Steven Boyer, Jay O. Sanders, John Lithgow, and
Chukwudi Iwuji
Immediately
enacted is the subplot: the Earl of Gloucester (Clarke Peters), follower of
Lear, has two sons, Edgar (excellent Chukwudi Iwuji) his heir, and
significantly, Edmund (Eric Sheffer Stevens) his too clever bastard son, who
becomes the driving force getting rid of his brother, who sets Goneril and
Regan against each other, who captures Cordelia and Lear and sentences them to
death. It takes Shakespeare many machinations of embarrassingly asinine
maneuvers, bald lies, turncoats, rescues, endless portentous letters, a
seething panorama of one damn thing after another to rumble through the machinery
of the play to its tragic end, an ending so unpopular it was changed to “happy”

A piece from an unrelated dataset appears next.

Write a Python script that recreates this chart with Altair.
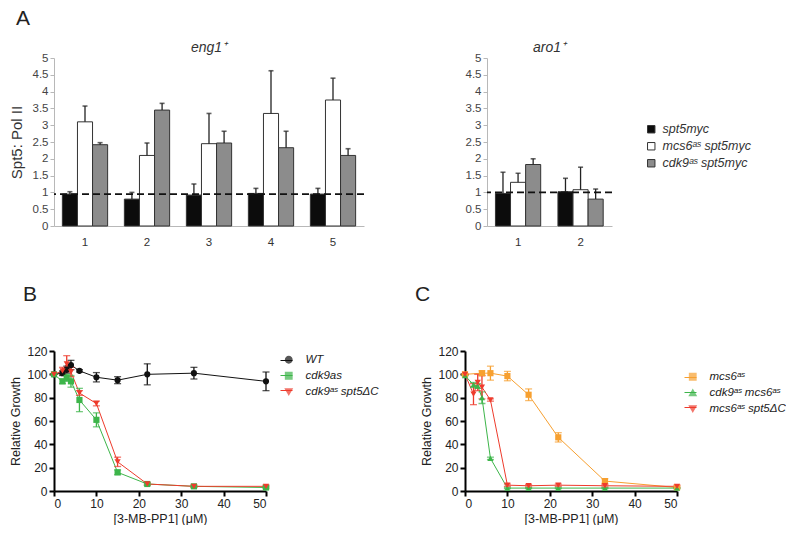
import altair as alt
import pandas as pd

FONT = "Liberation Sans"

# ---------------- Panel A : Spt5 : Pol II ChIP ----------------
strains_a = ["spt5myc", "mcs6ᵃˢ spt5myc", "cdk9ᵃˢ spt5myc"]
fill_a = ["#0c0c0c", "#ffffff", "#8c8c8c"]
a_ticks = [0, 0.5, 1, 1.5, 2, 2.5, 3, 3.5, 4, 4.5, 5]

eng1_regions = ["1", "2", "3", "4", "5"]
eng1_spt5myc = [0.95, 0.80, 0.92, 0.97, 0.95]
eng1_spt5myc_upper = [1.02, 1.00, 1.25, 1.12, 1.12]
eng1_mcs6 = [3.10, 2.10, 2.45, 3.35, 3.75]
eng1_mcs6_upper = [3.57, 2.47, 3.35, 4.62, 4.40]
eng1_cdk9 = [2.42, 3.45, 2.47, 2.33, 2.10]
eng1_cdk9_upper = [2.48, 3.65, 2.82, 2.82, 2.30]
eng1_ref = [0.95]

aro1_regions = ["1", "2"]
aro1_spt5myc = [0.97, 1.02]
aro1_spt5myc_upper = [1.60, 1.42]
aro1_mcs6 = [1.30, 1.08]
aro1_mcs6_upper = [1.57, 1.75]
aro1_cdk9 = [1.83, 0.80]
aro1_cdk9_upper = [2.00, 1.10]
aro1_ref = [1.0]

# ---------------- Panels B / C : growth curves ----------------
conc = [0, 2, 3, 4, 6, 10, 15, 22, 33, 50]
b_strains = ["WT", "cdk9as", "cdk9ᵃˢ spt5ΔC"]
b_colors = ["#111111", "#3db54a", "#ee3b2c"]
b_wt = [100, 101, 104, 108, 103, 97.5, 95, 100, 101, 94]
b_wt_err = [0, 2, 3, 4, 1, 4, 3, 9, 5, 8]
b_cdk9 = [100, 94, 97, 94, 78, 61, 16, 6, 4, 3]
b_cdk9_err = [0, 2, 3, 5, 10, 6, 2, 1, 1, 1]
b_cdk9_spt5 = [100, 103, 109, 102, 84, 75, 25, 6, 4, 4]
b_cdk9_spt5_err = [0, 3, 7, 4, 2, 2, 4, 1, 1, 1]

c_strains = ["mcs6ᵃˢ", "cdk9ᵃˢ mcs6ᵃˢ", "mcs6ᵃˢ spt5ΔC"]
c_colors = ["#f7a030", "#3db54a", "#ee3b2c"]
c_mcs6_conc = [0, 4, 6, 10, 15, 22, 33, 50]
c_mcs6 = [100, 101, 101, 98.5, 82.5, 46, 8.5, 3]
c_mcs6_err = [0, 2, 6, 4, 5, 4, 2, 1]
c_cdk9_mcs6 = [99, 91, 90, 80, 28, 2.5, 2.5, 2.5, 2.5, 2.5]
c_cdk9_mcs6_err = [0, 2, 2, 5, 1, 0.5, 0.5, 0.5, 0.5, 0.5]
c_mcs6_spt5 = [100, 83, 93, 89, 78, 5, 4.5, 5, 4.5, 4]
c_mcs6_spt5_err = [0, 9, 7, 10, 1, 1, 1, 1, 1, 1]

growth_x_ticks = [0, 10, 20, 30, 40, 50]
growth_y_ticks = [0, 20, 40, 60, 80, 100, 120]


def bar_df(regions, series, uppers):
    rows = []
    for s, vals, ups in zip(strains_a, series, uppers):
        for r, v, u in zip(regions, vals, ups):
            rows.append({"region": r, "strain": s, "value": v, "upper": u})
    return pd.DataFrame(rows)


def bar_panel(df, ref, gene, width, ytitle, legend):
    xax = alt.Axis(title=None, labelAngle=0, ticks=False, domainColor="#b8b8b8",
                   domainWidth=1, labelPadding=10, labelFontSize=11.5, labelColor="#333")
    xenc = alt.X("region:N", sort=None,
                 scale=alt.Scale(paddingInner=0.27, paddingOuter=0.135), axis=xax)
    xoff = alt.XOffset("strain:N", sort=strains_a,
                       scale=alt.Scale(domain=strains_a, paddingInner=0, paddingOuter=0))
    ysc = alt.Scale(domain=[0, 5], nice=False)
    yax = alt.Axis(values=a_ticks, format="~g", domainColor="#b8b8b8", tickColor="#b8b8b8",
                   domainWidth=1, tickWidth=1, labelOverlap=False,
                   tickSize=4, labelFontSize=11.5, labelColor="#444", labelPadding=2,
                   title="Spt5: Pol II" if ytitle else None, titleFontSize=15,
                   titleFontWeight="normal", titleColor="#333", titlePadding=8)
    if legend:
        leg = alt.Legend(title=None, orient="none", legendX=158, legendY=65,
                         labelFontStyle="italic", labelFontSize=12.5, labelColor="#333",
                         symbolType="square", symbolSize=55, symbolStrokeColor="#333",
                         symbolStrokeWidth=1, rowPadding=4, labelOffset=5)
    else:
        leg = None
    fill = alt.Fill("strain:N", sort=strains_a,
                    scale=alt.Scale(domain=strains_a, range=fill_a), legend=leg)
    base = alt.Chart(df)
    bars = base.mark_bar(stroke="#333", strokeWidth=1).encode(
        x=xenc, xOffset=xoff, y=alt.Y("value:Q", scale=ysc, axis=yax), fill=fill)
    err = base.mark_rule(color="#222", strokeWidth=1.3).encode(
        x=xenc, xOffset=xoff, y=alt.Y("value:Q", scale=ysc, axis=yax), y2="upper:Q")
    cap = base.mark_tick(color="#222", thickness=1.6, size=5).encode(
        x=xenc, xOffset=xoff, y=alt.Y("upper:Q", scale=ysc, axis=yax))
    refline = alt.Chart(pd.DataFrame({"ref": ref})).mark_rule(
        color="#111", strokeDash=[7, 4], strokeWidth=1.6).encode(
        y=alt.Y("ref:Q", scale=ysc, axis=yax))
    return alt.layer(bars, err, cap, refline).properties(
        width=width, height=168,
        title=alt.TitleParams(gene, fontSize=14, fontStyle="italic", fontWeight="normal",
                              color="#333", offset=-3))


def growth_df(strains, concs, vals, errs):
    rows = []
    for s, cs, vs, es in zip(strains, concs, vals, errs):
        for c, v, e in zip(cs, vs, es):
            rows.append({"strain": s, "lkey": s + " ", "conc": c, "growth": v,
                         "lo": v - e, "hi": v + e})
    return pd.DataFrame(rows)


def growth_panel(df, strains, colors, shapes, letter, title_dx, legend_x, legend_y):
    xsc = alt.Scale(domain=[0, 50], nice=False)
    ysc = alt.Scale(domain=[0, 120], nice=False)
    xax = alt.Axis(values=growth_x_ticks, title="[3-MB-PP1] (μM)", labelOverlap=False)
    yax = alt.Axis(values=growth_y_ticks, title="Relative Growth", labelOverlap=False,
                   titlePadding=4)
    x = alt.X("conc:Q", scale=xsc, axis=xax)
    y = alt.Y("growth:Q", scale=ysc, axis=yax)
    leg = dict(title=None, orient="none", legendY=legend_y,
               labelFontStyle="italic", labelFontSize=11.5, labelColor="#222",
               rowPadding=3, labelOffset=11)
    mleg = alt.Legend(legendX=legend_x, symbolSize=40, **leg)
    color = alt.Color("strain:N", sort=strains,
                      scale=alt.Scale(domain=strains, range=colors), legend=mleg)
    shape = alt.Shape("strain:N", sort=strains,
                      scale=alt.Scale(domain=strains, range=shapes), legend=mleg)
    lkeys = [s + " " for s in strains]
    stroke = alt.Stroke("lkey:N", sort=lkeys, scale=alt.Scale(domain=lkeys, range=colors),
                        legend=alt.Legend(legendX=legend_x - 3, symbolType="stroke",
                                          symbolSize=144, symbolStrokeWidth=1,
                                          labelExpr="''", **leg))
    base = alt.Chart(df)
    lines = base.mark_line(strokeWidth=1).encode(x=x, y=y, stroke=stroke)
    errs = base.mark_errorbar(ticks=alt.TickConfig(size=7, thickness=1.3), thickness=1.3).encode(
        x=x, y=alt.Y("lo:Q", scale=ysc, axis=yax), y2="hi:Q", color=color)
    pts = base.mark_point(filled=True, size=38, opacity=1).encode(
        x=x, y=y, color=color, shape=shape)
    return alt.layer(lines, errs, pts).properties(
        width=212, height=140,
        title=alt.TitleParams(letter, anchor="start", fontSize=21, fontWeight="normal",
                              color="#222", offset=40, dx=title_dx))


eng1 = bar_panel(bar_df(eng1_regions, [eng1_spt5myc, eng1_mcs6, eng1_cdk9],
                        [eng1_spt5myc_upper, eng1_mcs6_upper, eng1_cdk9_upper]),
                 eng1_ref, "eng1⁺", 310, True, False)
aro1 = bar_panel(bar_df(aro1_regions, [aro1_spt5myc, aro1_mcs6, aro1_cdk9],
                        [aro1_spt5myc_upper, aro1_mcs6_upper, aro1_cdk9_upper]),
                 aro1_ref, "aro1⁺", 125, False, True)

top = alt.hconcat(eng1, aro1, spacing=100).resolve_scale(fill="independent").resolve_legend(
    fill="independent").properties(
    title=alt.TitleParams("A", anchor="start", fontSize=21, fontWeight="normal", color="#222",
                          offset=12, dx=7))

panel_b = growth_panel(growth_df(b_strains, [conc, conc, conc], [b_wt, b_cdk9, b_cdk9_spt5],
                                 [b_wt_err, b_cdk9_err, b_cdk9_spt5_err]),
                       b_strains, b_colors, ["circle", "square", "triangle-down"], "B", 13, 229, 3)
panel_c = growth_panel(growth_df(c_strains, [c_mcs6_conc, conc, conc],
                                 [c_mcs6, c_cdk9_mcs6, c_mcs6_spt5],
                                 [c_mcs6_err, c_cdk9_mcs6_err, c_mcs6_spt5_err]),
                       c_strains, c_colors, ["square", "triangle-up", "triangle-down"], "C", -6,
                       222, 20)

bottom = alt.hconcat(panel_b, panel_c, spacing=35).resolve_scale(
    color="independent", shape="independent", stroke="independent",
    x="independent", y="independent").resolve_legend(
    color="independent", shape="independent", stroke="independent")

chart = alt.vconcat(top, bottom, spacing=36).properties(
    padding={"left": 1, "top": 0, "right": 0, "bottom": 0}
).configure(font=FONT).configure_view(stroke=None).configure_axis(
    labelFontSize=12, titleFontSize=12.5, titleFontWeight="normal", labelColor="#222",
    titleColor="#222", domainColor="#000", domainWidth=2, tickColor="#000", tickWidth=2,
    tickSize=5, labelPadding=2, titlePadding=3, grid=False
).configure_title(font=FONT)

chart.save("out.html", embed_options={"renderer": "svg", "actions": False})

for 150 years before wiser heads prevailed.
Now, Lear
runs his tragic course and on the way has challenged to their utmost great
actors as the Shakespearean pinnacle to surmount, once reserved for
Hamlet. John Lithgow, one of our eminent stars displays a range he’s
never shown before. It’s an achievement to rank among the finest, veering
wildly from childlike to magisterial and all of it ringing true, to beyond
admiration: we are moved. Chukwudi Iwudji as disguised “Poor Tom’”,
another fool-madman in Lear’s storm, actually Edgar hiding from his
homicidal brother, Edmund, give a touching, electrifying performance.
Steven Boyer as Lear’s Fool is greatly affecting. But the gamut of
players required to stage the tragedy of King Lear as epic demands more
than merely adequate stage work; each actor has to be a Lear in stature, in
quality, to pull us all in. King Lear is more than a solitary star turn
if it is to move us fully in this vulnerable time when an aging population
finds troubling expression in Lear’s own dilemmas. Director Sullivan knows all
this, has made his choice: clarity foremost. And clarity is handsomely served.
Withal, this is a King Lear to be reckoned with.
Delacorte
Theater, the free public theater in Central Park. 8 pm. Tickets available daily
at noon at the box office. Three hours.